The early morning sun is too bright in my eyes.  I can barely see the ducks and cormorant I’ve disturbed as I walk out onto the icy dock.  I turn my back on the pond and the sun and let the heat penetrate my jacket.  The sun illuminates bright green cones of emerging Yellow Pond Lily pads sticking up in clusters near the shoreline.  Foraging ducks have already tattered their tips.  A robin in the 20-acre patch of forestland sings vigorously, not even stopping for air.  When I leave the pond to walk back to the nursery, a raccoon or some other creature with a big tail – I didn’t get a good look – clambers down from an old broken Pacific Yew.  These creatures have not a care for me except to stay out of my way.

 I’m grateful that my forebears – out of foresight or lack of ambition – left a small wild place behind.  To keep small and large wild places, it’s not enough anymore to count on the benevolent neglect of their owners.  If we are owners, we need to actively support our wild places – 20 acres or 20 square yards – and re-create wild spaces if we have over-civilized our land.  These places bring beauty and healing to humans, too.

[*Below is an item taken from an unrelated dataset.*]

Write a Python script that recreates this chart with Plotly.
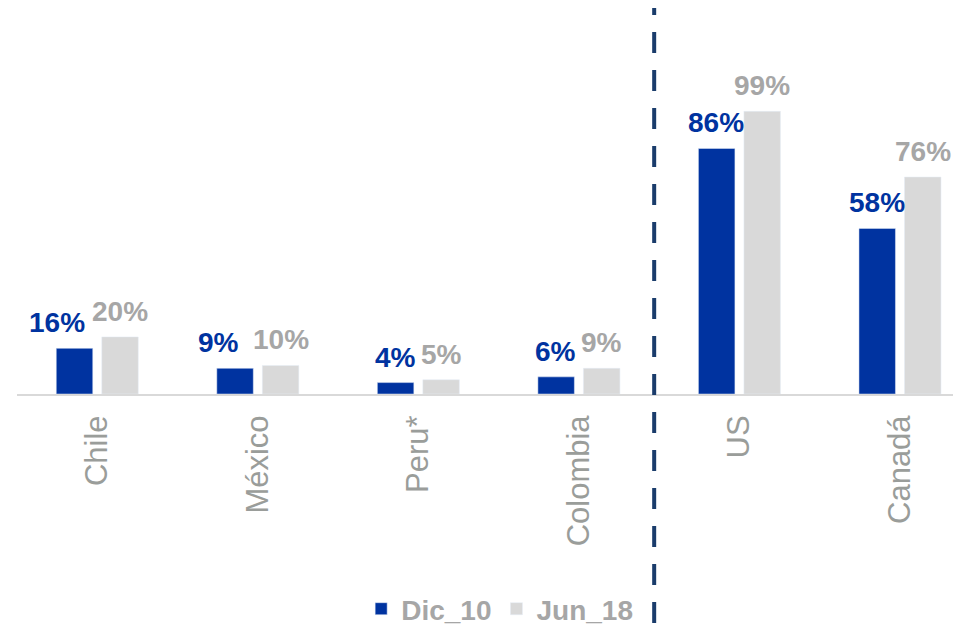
import plotly.graph_objects as go

categories = ["Chile", "México", "Peru*", "Colombia", "US", "Canadá"]
dic_10 = [16, 9, 4, 6, 86, 58]
jun_18 = [20, 10, 5, 9, 99, 76]
series_names = ["Dic_10", "Jun_18"]

BLUE = "#0033A0"
LIGHT = "#D9D9D9"
LABEL_GRAY = "#A6A6A6"
TICK_GRAY = "#9A9D9A"
NAVY = "#1A3C6B"
FONT = "Liberation Sans"

fig = go.Figure()
fig.add_trace(go.Bar(x=categories, y=dic_10, name=series_names[0], marker_color=BLUE))
fig.add_trace(go.Bar(x=categories, y=jun_18, name=series_names[1], marker_color=LIGHT))

# value labels as annotations above each bar
label_nudge_dic = {"Chile": -17, "México": -16}
for c, v in zip(categories, dic_10):
    fig.add_annotation(x=c, y=v, text=f"<b>{v}%</b>", showarrow=False,
                       xshift=-23 + label_nudge_dic.get(c, 0), yshift=8, yanchor="bottom",
                       font=dict(family=FONT, size=28, color=BLUE))
for c, v in zip(categories, jun_18):
    fig.add_annotation(x=c, y=v, text=f"<b>{v}%</b>", showarrow=False,
                       xshift=23, yshift=8, yanchor="bottom",
                       font=dict(family=FONT, size=28, color=LABEL_GRAY))

# dashed separator between LatAm and North America
fig.add_shape(type="line", xref="x", yref="paper", x0=3.469, x1=3.469, y0=-0.593, y1=1.0,
              line=dict(color=NAVY, width=4, dash="21px,17px"))

fig.update_layout(
    width=961, height=626,
    margin=dict(l=9, r=0, t=0, b=238),
    paper_bgcolor="white", plot_bgcolor="white",
    barmode="group", bargap=0.433, bargroupgap=0.198,
    font=dict(family=FONT),
    showlegend=True,
    legend=dict(orientation="h", x=0.507, xanchor="center", y=-0.557, yanchor="middle",
                font=dict(family=FONT, size=28, color=LABEL_GRAY, weight="bold"),
                tracegroupgap=0),
)
fig.update_xaxes(range=[-0.5, 5.43], showline=True, linecolor=LIGHT, linewidth=2,
                 showgrid=False, tickangle=-90, ticks="", ticklabelstandoff=7,
                 tickfont=dict(family=FONT, size=31, color=TICK_GRAY))
fig.update_yaxes(range=[0, 135.2], visible=False, showgrid=False, zeroline=False)

fig.write_html("out.html")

We are all owners; even if you live in an apartment in the city, you own your city’s parks.  We all own vast tracts of state and federal forestland.  Private land or public, benign neglect is not enough to provide for wild places.  They need our help and protection.

Song of the Varied Thrush

The echoey call of the Varied Thrush reminds me how  fortunate I am to work surrounded by forest.  I have been slow to learn birds, maybe because I’ve always had dogs with me when I’m outdoors.  But PJ The Springer Spaniel is getting old and I have to put her inside to rest for most of the day.  So I see more birds now.   I don’t see the Varied Thrush very much; they are quite shy.  But I hear them.  One or two have been calling this morning off in the distance, a long single note.  This beautiful song inspired me to read up on them.  They winter in the lowlands and will soon be heading for the mountains to breed.  Seattle Audubon has a good description and the song at http://www.birdweb.org/birdweb/bird_details.aspx?id=355#wa_map.

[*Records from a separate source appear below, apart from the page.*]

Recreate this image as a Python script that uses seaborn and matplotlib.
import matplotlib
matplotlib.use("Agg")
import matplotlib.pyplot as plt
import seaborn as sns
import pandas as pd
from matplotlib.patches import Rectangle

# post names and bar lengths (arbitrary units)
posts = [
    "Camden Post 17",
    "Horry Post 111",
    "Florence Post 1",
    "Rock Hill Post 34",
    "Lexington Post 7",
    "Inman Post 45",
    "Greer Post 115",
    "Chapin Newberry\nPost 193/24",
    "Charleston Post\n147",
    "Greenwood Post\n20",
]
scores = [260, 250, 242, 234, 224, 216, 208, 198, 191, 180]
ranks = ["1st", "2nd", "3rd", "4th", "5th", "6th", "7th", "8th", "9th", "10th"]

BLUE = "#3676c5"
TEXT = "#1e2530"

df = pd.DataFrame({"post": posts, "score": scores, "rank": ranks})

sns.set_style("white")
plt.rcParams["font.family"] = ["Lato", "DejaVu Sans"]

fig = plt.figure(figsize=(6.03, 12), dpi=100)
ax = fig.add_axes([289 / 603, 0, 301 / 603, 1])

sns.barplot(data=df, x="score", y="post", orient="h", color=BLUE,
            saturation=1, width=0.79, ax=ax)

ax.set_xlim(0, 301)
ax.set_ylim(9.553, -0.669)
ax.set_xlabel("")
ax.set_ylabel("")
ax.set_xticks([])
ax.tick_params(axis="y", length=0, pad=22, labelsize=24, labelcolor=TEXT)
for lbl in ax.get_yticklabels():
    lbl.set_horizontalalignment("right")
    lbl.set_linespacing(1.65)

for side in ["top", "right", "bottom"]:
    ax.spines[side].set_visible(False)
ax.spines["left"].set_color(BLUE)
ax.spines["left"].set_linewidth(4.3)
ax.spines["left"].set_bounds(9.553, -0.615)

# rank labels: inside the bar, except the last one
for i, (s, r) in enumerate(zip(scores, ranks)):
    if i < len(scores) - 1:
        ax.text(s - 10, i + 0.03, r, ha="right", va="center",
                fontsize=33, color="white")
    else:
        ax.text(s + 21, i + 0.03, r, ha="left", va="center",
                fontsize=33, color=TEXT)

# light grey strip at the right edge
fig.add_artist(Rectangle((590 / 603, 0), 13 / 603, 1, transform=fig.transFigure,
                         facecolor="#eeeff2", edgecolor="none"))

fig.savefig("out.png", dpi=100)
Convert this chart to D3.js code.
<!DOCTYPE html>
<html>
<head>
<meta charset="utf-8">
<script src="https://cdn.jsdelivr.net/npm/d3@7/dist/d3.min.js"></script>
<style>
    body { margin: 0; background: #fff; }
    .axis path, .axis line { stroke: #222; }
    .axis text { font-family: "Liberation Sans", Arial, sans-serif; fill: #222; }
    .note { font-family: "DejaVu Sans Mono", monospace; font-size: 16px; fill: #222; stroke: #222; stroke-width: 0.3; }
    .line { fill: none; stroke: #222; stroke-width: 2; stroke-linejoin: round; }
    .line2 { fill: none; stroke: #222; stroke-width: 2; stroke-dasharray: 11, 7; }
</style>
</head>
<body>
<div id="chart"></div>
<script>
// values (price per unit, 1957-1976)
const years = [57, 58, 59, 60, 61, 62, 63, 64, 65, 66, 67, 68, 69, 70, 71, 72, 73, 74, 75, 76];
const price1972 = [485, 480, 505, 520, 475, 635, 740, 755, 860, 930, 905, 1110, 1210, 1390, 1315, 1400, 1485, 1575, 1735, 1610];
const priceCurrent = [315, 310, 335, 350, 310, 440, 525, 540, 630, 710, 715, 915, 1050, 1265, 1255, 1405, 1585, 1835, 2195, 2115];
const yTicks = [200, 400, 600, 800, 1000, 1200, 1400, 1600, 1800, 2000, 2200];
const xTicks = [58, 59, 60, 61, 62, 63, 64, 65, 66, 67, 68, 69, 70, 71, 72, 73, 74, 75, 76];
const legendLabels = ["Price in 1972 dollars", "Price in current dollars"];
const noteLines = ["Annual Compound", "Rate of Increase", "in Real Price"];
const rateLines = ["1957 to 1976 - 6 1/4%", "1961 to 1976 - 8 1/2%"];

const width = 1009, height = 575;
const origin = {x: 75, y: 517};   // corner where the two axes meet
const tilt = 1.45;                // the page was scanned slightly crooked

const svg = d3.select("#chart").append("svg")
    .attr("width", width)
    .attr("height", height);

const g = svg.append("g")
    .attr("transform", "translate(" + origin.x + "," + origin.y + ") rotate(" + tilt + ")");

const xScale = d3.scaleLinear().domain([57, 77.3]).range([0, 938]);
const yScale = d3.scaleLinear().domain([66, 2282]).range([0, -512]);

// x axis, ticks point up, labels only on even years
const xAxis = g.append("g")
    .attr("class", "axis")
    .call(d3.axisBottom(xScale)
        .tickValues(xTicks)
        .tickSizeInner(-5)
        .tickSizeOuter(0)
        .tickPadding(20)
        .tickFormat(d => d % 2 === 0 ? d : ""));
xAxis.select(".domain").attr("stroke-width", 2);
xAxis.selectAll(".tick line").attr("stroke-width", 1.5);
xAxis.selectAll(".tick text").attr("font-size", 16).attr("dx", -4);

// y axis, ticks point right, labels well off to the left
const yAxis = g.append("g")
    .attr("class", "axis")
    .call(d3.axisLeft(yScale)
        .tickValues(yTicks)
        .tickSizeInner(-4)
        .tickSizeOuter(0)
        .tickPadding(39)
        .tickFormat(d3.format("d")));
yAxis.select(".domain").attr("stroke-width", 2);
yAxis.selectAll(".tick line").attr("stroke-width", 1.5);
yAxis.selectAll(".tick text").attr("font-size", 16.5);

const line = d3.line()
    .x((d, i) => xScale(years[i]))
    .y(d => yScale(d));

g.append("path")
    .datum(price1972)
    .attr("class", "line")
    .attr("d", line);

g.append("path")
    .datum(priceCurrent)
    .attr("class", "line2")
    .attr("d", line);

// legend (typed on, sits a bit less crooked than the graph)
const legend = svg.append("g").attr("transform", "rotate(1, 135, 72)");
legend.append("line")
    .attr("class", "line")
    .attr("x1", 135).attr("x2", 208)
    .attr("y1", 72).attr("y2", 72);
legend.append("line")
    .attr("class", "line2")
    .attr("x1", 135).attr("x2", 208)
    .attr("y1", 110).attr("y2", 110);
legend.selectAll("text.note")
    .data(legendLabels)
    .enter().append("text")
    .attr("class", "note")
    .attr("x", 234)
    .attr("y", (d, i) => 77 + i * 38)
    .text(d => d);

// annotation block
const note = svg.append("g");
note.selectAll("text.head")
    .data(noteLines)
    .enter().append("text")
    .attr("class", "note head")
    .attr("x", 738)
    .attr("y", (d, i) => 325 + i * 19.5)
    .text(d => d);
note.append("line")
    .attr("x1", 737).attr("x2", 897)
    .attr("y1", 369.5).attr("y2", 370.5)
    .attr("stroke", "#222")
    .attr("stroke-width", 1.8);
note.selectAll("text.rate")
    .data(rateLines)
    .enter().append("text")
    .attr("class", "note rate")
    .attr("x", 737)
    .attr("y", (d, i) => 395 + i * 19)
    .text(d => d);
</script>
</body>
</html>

The Varied Thrush, like most birds, needs lots of cover: native trees and shrubs, especially conifer trees. They are not very common in urban areas where there is not much cover.  During the winter, they depend on seeds and berries that they glean from shrubs and the forest floor.  In warmer seasons, they also eat insects and worms. 

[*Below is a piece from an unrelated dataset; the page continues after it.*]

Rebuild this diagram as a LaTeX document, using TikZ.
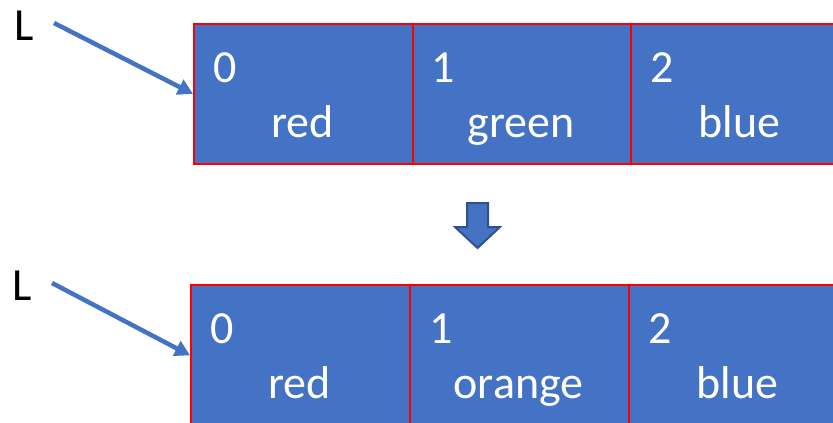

Russell Link’s book Landscaping for Wildlife in the Pacific Northwest gives tips on “managing your property for birds”, including ensuring that you keep a variety of levels or “layers” of vegetation: groundcovers, short and tall shrubs, short and tall trees that together fulfill a variety of habitat needs for different birds even in a relatively small area.   And you know from an earlier blog post (“Leaving”) about the value of leaving leaves on the ground.  Native birds need native plants!